Lorsque chacun y voit son intérêt professionnel…
Le déclencheur peut venir d’un changement dans les règles de fonctionnement de l’école ou l’établissement, qui rendent la coopération professionnelle nécessaire. Nécessaire ne signifie pas « obligatoire », mais « intéressant », au sens du profit que l’on peut espérer en tirer. Pour la majorité, travailler en équipe ou s’investir dans une démarche collective de projet d’établissement, c’est difficile.
« Pour franchir le pas, souligne Philippe Perrenoud, il faut donc de bonnes raisons, et des mobiles plus concrets. Seule l’organisation quotidienne du travail dans les écoles peut constituer une incitation forte à coopérer (…) On voit bien que la voie autoritaire ne mène à rien (…) Le jour où les gens qui veulent travailler en équipe auront la priorité dans la construction des horaires, le choix des formations continues, l’autorisation de s’écarter des normes pour expérimenter, chacun des acteurs reconsidérera ses stratégies.
Dans la mesure où le travail d’équipe comprend cette dimension forcément collective, on entre nécessairement en contact beaucoup plus étroit avec le rôle de direction pédagogique que prend de plus en plus le directeur d’école, comme le chef d’établissement. Et cela n’a rien d’administratif. Bien au contraire.
« L’injonction « travaillez en équipe » est loin d’être efficace toute seule (…), le fonctionnement simultané de divers groupes (de niveau, de soutien, de projet, de besoins) et de plusieurs dispositifs (remédiation, options, interdisciplinaires) exige une division du travail et une bonne entente entre les enseignants. Il reste à convaincre tous les professeurs que l'organisation du travail devrait être leur affaire, collectivement, à l'échelle de l'établissement et de l'équipe pédagogique, alors qu'aujourd'hui encore, elle reste principalement l'affaire de l'administration centrale ou des chefs d'établissements. Les professeurs ne sont maîtres de l'organisation du travail que dans la classe, pour une petite fraction de la grille horaire.[2]
Agir sur son propre rapport au savoir
« Les seules info qu’on s’échange en salle des profs, c’est l’ouverture de la chasse ou le bon établissement à trouver pour son petit dernier », se plaignent nombre d’enseignants. Philippe Perrenoud analyse une résistance au travail en équipe qui vient de loin : le rapport au savoir de l’enseignant (1).

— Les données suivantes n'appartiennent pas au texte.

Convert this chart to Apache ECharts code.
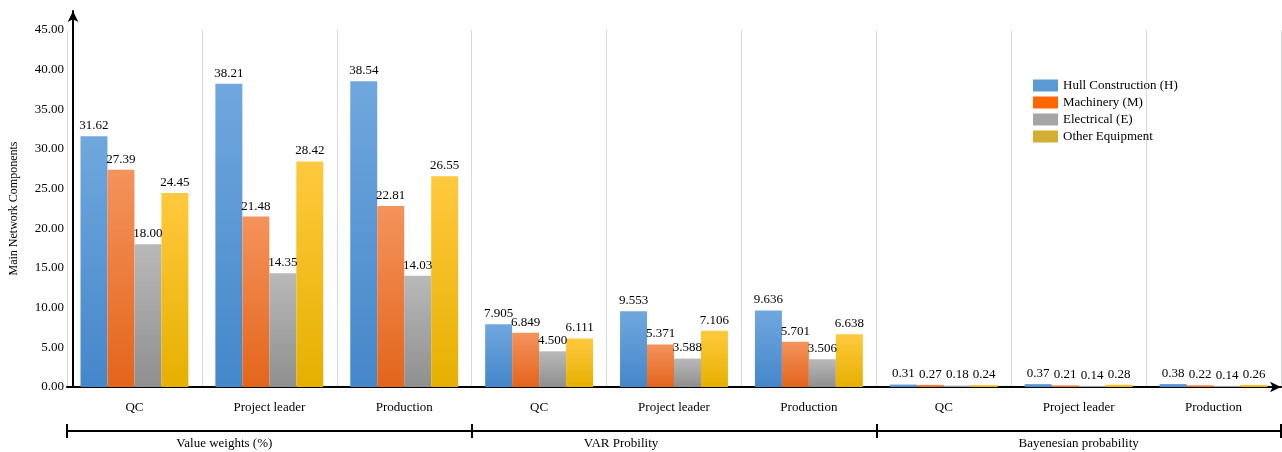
<!DOCTYPE html>
<html>
<head>
<meta charset="utf-8">
<script src="https://cdn.jsdelivr.net/npm/echarts@6.0.0/dist/echarts.min.js"></script>
<style>
  html, body { margin: 0; padding: 0; background: #fff; }
  #mainPlot { width: 1282px; height: 452px; }
</style>
</head>
<body>
<div id="mainPlot"></div>
<script>
// data
const categories = ["QC", "Project leader", "Production", "QC", "Project leader", "Production", "QC", "Project leader", "Production"];
const groups = ["Value weights (%)", "VAR Probility", "Bayenesian probability"];
const seriesNames = ["Hull Construction (H)", "Machinery (M)", "Electrical (E)", "Other Equipment"];
const hull = [31.62, 38.21, 38.54, 7.905, 9.553, 9.636, 0.31, 0.37, 0.38];
const machinery = [27.39, 21.48, 22.81, 6.849, 5.371, 5.701, 0.27, 0.21, 0.22];
const electrical = [18.0, 14.35, 14.03, 4.5, 3.588, 3.506, 0.18, 0.14, 0.14];
const other = [24.45, 28.42, 26.55, 6.111, 7.106, 6.638, 0.24, 0.28, 0.26];
const yTicks = { min: 0, max: 45, interval: 5 };

const font = "'Liberation Serif', 'Times New Roman', serif";

function grad(top, bottom) {
  return new echarts.graphic.LinearGradient(0, 0, 0, 1, [
    { offset: 0, color: top },
    { offset: 1, color: bottom },
  ]);
}

const fills = [
  grad("#70a7de", "#4487ca"),
  grad("#f4935c", "#e3651b"),
  grad("#b9b9b9", "#8f8f8f"),
  grad("#ffc93e", "#e6b000"),
];
const legendColors = ["#5b9bd5", "#ff6600", "#a5a5a5", "#d4ad33"];
const values = [hull, machinery, electrical, other];

// group labels sit a bit left of centre in the reference
const groupPad = [90, 106, 0];

const chart = echarts.init(document.getElementById("mainPlot"));

const option = {
  backgroundColor: "#fff",
  textStyle: { fontFamily: font },
  animation: false,
  legend: {
    orient: "vertical",
    left: 1028,
    top: 74,
    icon: "rect",
    itemWidth: 25,
    itemHeight: 12,
    itemGap: 4,
    textStyle: { fontFamily: font, fontSize: 13, color: "#000" },
    data: seriesNames.map((n, i) => ({ name: n, itemStyle: { color: legendColors[i] } })),
  },
  grid: [
    { left: 66, right: 1, top: 30, bottom: 65 },
    { left: 66, right: 1, top: 11, bottom: 65 },
  ],
  xAxis: [
    {
      type: "category",
      gridIndex: 0,
      data: categories,
      axisLine: {
        show: true,
        lineStyle: { color: "#000", width: 2 },
        symbol: ["none", "arrow"],
        symbolSize: [8, 11],
      },
      axisTick: { show: false },
      axisLabel: { color: "#000", fontFamily: font, fontSize: 13, margin: 14, interval: 0 },
      splitLine: { show: true, interval: 0, lineStyle: { color: "#d9d9d9", width: 1 } },
    },
    {
      type: "category",
      gridIndex: 0,
      data: groups.map((g, i) => ({ value: g, textStyle: { padding: [0, groupPad[i], 0, 0] } })),
      position: "bottom",
      offset: 44,
      axisLine: { show: true, lineStyle: { color: "#000", width: 2 } },
      axisTick: { show: true, length: 7, lineStyle: { color: "#000", width: 2 } },
      axisLabel: { color: "#000", fontFamily: font, fontSize: 13, margin: 6, interval: 0 },
      splitLine: { show: false },
    },
    {
      type: "category",
      gridIndex: 0,
      data: groups,
      position: "bottom",
      offset: 44,
      axisLine: { show: false },
      axisTick: { show: true, inside: true, length: 7, lineStyle: { color: "#000", width: 2 } },
      axisLabel: { show: false },
      splitLine: { show: false },
    },
    {
      type: "category",
      gridIndex: 1,
      data: groups,
      show: false,
    },
  ],
  yAxis: [
    {
      type: "value",
      gridIndex: 0,
      min: yTicks.min,
      max: yTicks.max,
      interval: yTicks.interval,
      offset: -7,
      name: "Main Network Components",
      nameLocation: "middle",
      nameGap: 54,
      nameTextStyle: { color: "#000", fontFamily: font, fontSize: 12 },
      axisLine: { show: false },
      axisTick: { show: false },
      splitLine: { show: false },
      axisLabel: {
        color: "#000",
        fontFamily: font,
        fontSize: 13,
        margin: 10,
        formatter: (v) => v.toFixed(2),
      },
    },
    {
      type: "value",
      gridIndex: 1,
      min: 0,
      max: 1,
      offset: -7,
      axisLine: {
        show: true,
        lineStyle: { color: "#000", width: 2 },
        symbol: ["none", "arrow"],
        symbolSize: [8, 11],
      },
      axisTick: { show: false },
      axisLabel: { show: false },
      splitLine: { show: false },
    },
  ],
  series: seriesNames.map((name, i) => ({
    name: name,
    type: "bar",
    xAxisIndex: 0,
    yAxisIndex: 0,
    data: values[i],
    barGap: "0%",
    barCategoryGap: "20%",
    itemStyle: { color: fills[i] },
    label: {
      show: true,
      position: "top",
      distance: 4,
      color: "#000",
      fontFamily: font,
      fontSize: 13,
      formatter: (p) => (p.dataIndex >= 3 && p.dataIndex <= 5 ? p.value.toFixed(3) : p.value.toFixed(2)),
    },
  })),
};

chart.setOption(option);
window.addEventListener("resize", () => {
  chart.resize();
});
</script>
</body>
</html>
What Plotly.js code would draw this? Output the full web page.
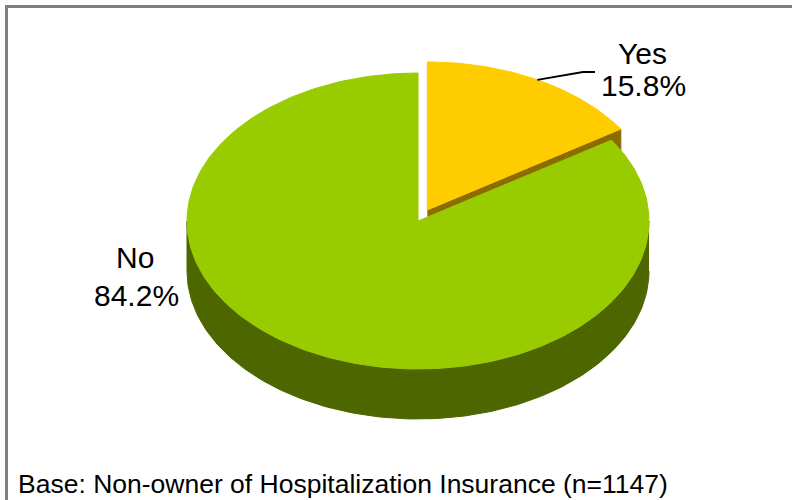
<!DOCTYPE html>
<html>
<head>
<meta charset="utf-8">
<script src="https://cdn.plot.ly/plotly-3.0.1.min.js"></script>
<style>
  html, body { margin: 0; padding: 0; background: #ffffff; }
  #chart { width: 792px; height: 500px; }
</style>
</head>
<body>
<div id="chart"></div>
<script>
// ---- data ----
const categories = ['Yes', 'No'];
const values = [15.8, 84.2];
const topColors = ['#FFCC00', '#99CC00'];
const sideColors = ['#8C6C00', '#4D6600'];
const pulls = [0.085, 0];
const footnote = 'Base: Non-owner of Hospitalization Insurance (n=1147)';

// ---- geometry of the tilted pie (pixel space of the plot) ----
const CX = 418, CY = 221, RX = 231, RY = 148, DEPTH = 50;
const rad = d => d * Math.PI / 180;

const total = values.reduce((a, b) => a + b, 0);
const slices = [];
let cum = 0;
values.forEach((v, i) => {
  const a0 = 90 - cum / total * 360;
  const a1 = a0 - v / total * 360;
  cum += v;
  const mid = (a0 + a1) / 2;
  const ox = pulls[i] * RX * Math.cos(rad(mid));
  const oy = -pulls[i] * RY * Math.sin(rad(mid));
  slices.push({ a0, a1, mid, ox, oy, i });
});

function pt(s, a, dz) {
  return [CX + s.ox + RX * Math.cos(rad(a)), CY + s.oy - RY * Math.sin(rad(a)) + (dz || 0)];
}
function arc(s, from, to, dz) {
  const n = Math.max(2, Math.ceil(Math.abs(to - from)));
  const xs = [], ys = [];
  for (let k = 0; k <= n; k++) {
    const a = from + (to - from) * k / n;
    const p = pt(s, a, dz);
    xs.push(p[0]); ys.push(p[1]);
  }
  return [xs, ys];
}
function poly(xs, ys, color) {
  return {
    type: 'scatter', mode: 'lines', x: xs, y: ys, fill: 'toself',
    fillcolor: color, line: { color: color, width: 1 },
    hoverinfo: 'skip', showlegend: false
  };
}

const traces = [];
// side walls (front half only) and visible radial faces
slices.forEach(s => {
  const c = sideColors[s.i];
  for (let k = -1; k <= 1; k++) {
    const lo = Math.max(s.a1, -180 + 360 * k);
    const hi = Math.min(s.a0, 0 + 360 * k);
    if (hi > lo) {
      const top = arc(s, hi, lo, 0);
      const bot = arc(s, lo, hi, DEPTH);
      traces.push(poly(top[0].concat(bot[0]), top[1].concat(bot[1]), c));
    }
  }
  const faces = [];
  if (Math.cos(rad(s.a0)) < -1e-6) faces.push(s.a0);
  if (Math.cos(rad(s.a1)) > 1e-6) faces.push(s.a1);
  faces.forEach(a => {
    const cx = CX + s.ox, cy = CY + s.oy;
    const r = pt(s, a, 0);
    traces.push(poly([cx, r[0], r[0], cx], [cy, r[1], r[1] + DEPTH, cy + DEPTH], c));
  });
});
// top faces
slices.forEach(s => {
  const a = arc(s, s.a0, s.a1, 0);
  const cx = CX + s.ox, cy = CY + s.oy;
  traces.push(poly([cx].concat(a[0], [cx]), [cy].concat(a[1], [cy]), topColors[s.i]));
});

// leader line for the pulled slice
const ys0 = slices[0];
const lp = pt(ys0, ys0.mid, 0);
traces.push({
  type: 'scatter', mode: 'lines', x: [lp[0], 583, 595], y: [lp[1], 72, 72],
  line: { color: '#000000', width: 1.8 }, hoverinfo: 'skip', showlegend: false
});

const labelFont = { family: 'Arial, "Liberation Sans", sans-serif', size: 30, color: '#000000' };
const pct = v => v.toFixed(1) + '%';
const annotations = [
  { x: 642, y: 53, text: categories[0] },
  { x: 643, y: 85, text: pct(values[0]) },
  { x: 135, y: 257, text: categories[1] },
  { x: 136, y: 295, text: pct(values[1]) }
].map(a => Object.assign({ xref: 'x', yref: 'y', showarrow: false, xanchor: 'center', yanchor: 'middle', font: labelFont }, a));
annotations.push({
  xref: 'x', yref: 'y', x: 16, y: 484, xanchor: 'left', yanchor: 'middle', showarrow: false,
  text: footnote, font: { family: 'Arial, "Liberation Sans", sans-serif', size: 26.5, color: '#000000' }
});

const layout = {
  width: 792, height: 500,
  margin: { l: 0, r: 0, t: 0, b: 0 },
  paper_bgcolor: '#ffffff', plot_bgcolor: '#ffffff',
  xaxis: { range: [0, 792], visible: false, fixedrange: true },
  yaxis: { range: [500, 0], visible: false, fixedrange: true },
  showlegend: false,
  annotations: annotations,
  shapes: [{
    type: 'rect', xref: 'paper', yref: 'paper', layer: 'above',
    x0: 6.5 / 792, x1: 1.2, y0: -0.2, y1: 1 - 6.5 / 500,
    line: { color: '#808080', width: 3 }
  }]
};

Plotly.newPlot('chart', traces, layout, { displayModeBar: false, staticPlot: true });
</script>
</body>
</html>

« Croire qu’il n’y a rien à apprendre du collègue le plus proche autorise, en toute bonne conscience, à ne parler avec lui que de sports ou de vacances, et à estimer que travailler en équipe serait du temps gaspillé. Le rapport au savoir masque la peur de la confrontation des pratiques et de la force des arguments pratiques des uns et des autres. Si c’est « à chacun sa vérité pédagogique », à quoi bon se parler ? On peut reprendre l’image de Lortie à présent classique de la boite à œufs comme métaphore d’une salle de profs. : chacun reste protégé dans une alvéole, hors tout contact potentiellement dangereux.
(1) Philippe Perrenoud, « Peut-on apprendre du travail d’autrui ? » journée Transférer l’innovation, Paris, 1999, disponible sur innovalo.scola.ac-paris.fr |
Les bénéfices du travail en équipe pour les élèves
« Je ne suis pas convaincu des effets d’un travail d’équipe sur les élèves et sur leurs résultats. » | Une équipe du collège Buffon (Paris 14è) regroupant les disciplines scientifiques a croisé ses interventions pendant deux ans : co-animation, programmes communs d’activité, pédagogie de projet, évaluations partagées. Elle s’est efforcée de faire sa propre évaluation du travail au regard des résultats des élèves en juin 2000. Extraits : |
· Notre meilleure connaissance des élèves, avec un jugement plus affiné de leurs aptitudes et de leurs difficultés. Les groupes ont de ce fait facilité le repérage de ces dernières.
· Une meilleure valorisation de chaque élève, selon son propre niveau. Un élève moyen se révèle souvent être un bon expérimentateur, d’où une certaine valorisation, une meilleure confiance, et des progrès.
· Des échanges oraux plus fructueux parce que plus fréquents et plus individualisés. La relation élèves-professeurs varie selon la personnalité des individus, mais la disponibilité du professeur n’est pas la même.
· Un investissement plus important de chacun d’entre eux, accompagné d’un réel plaisir à participer à l’activité.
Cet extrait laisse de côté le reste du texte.